Is this setup possible / have a solution:
- There is a .xcframework F, which uses a 3rd party library, lets call it L.
- There is an app which uses the xcframework
- The app also uses L
- Both the app and F use SPM to integrate L
F is using L for its own internal purposes. F is providing some functionality to the app. How it implements that ideally should be a black box from the app's perspective.
The app also happens to use L for its own purposes.
I can't get this set up working, always get warnings about duplicate symbols when running the App. This will presumably be due to the fact there are separate copies of L in both F and A. So how can that be eliminated?
Can F not statically like to L and use the App's version of L at runtime? If so how can Xcode be configured so that F can actually compile?
Or vice versa - can the App not statically link in its own copy of L and use that in the framework? If so, similar questions, how to configure Xcode to set this up?
I can't believe this is an obscure use case, yet after days of searching and reading documentation I can't find any solution.

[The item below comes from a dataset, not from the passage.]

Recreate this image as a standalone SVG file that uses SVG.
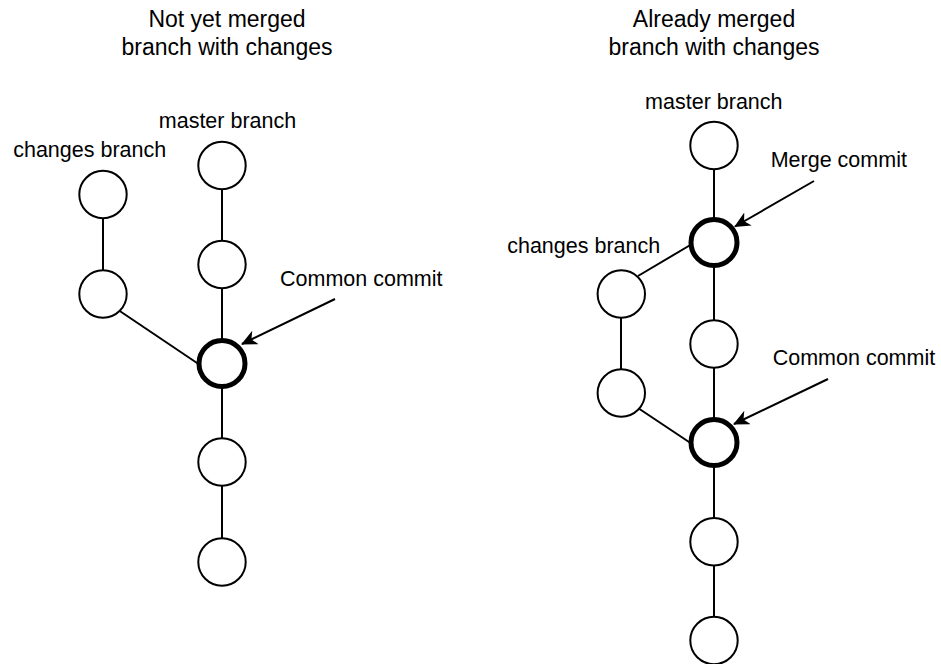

Note that I was able to get this going when the app and the framework used Cocoapods to integrate L, but I just can't do similarly if the use of Cocoapods is replaced with SMP.
When using cocoapods, within the frameworks Xcode section, the pods framework is set to Do Not Embed. This is probably the vital difference between the working Cocoapods implementation and the not working SPM solution. However, when using SPM Xcode doesn't present any option to either embed nor not embed the dependency. Why not? Can it somehow be set to not embed?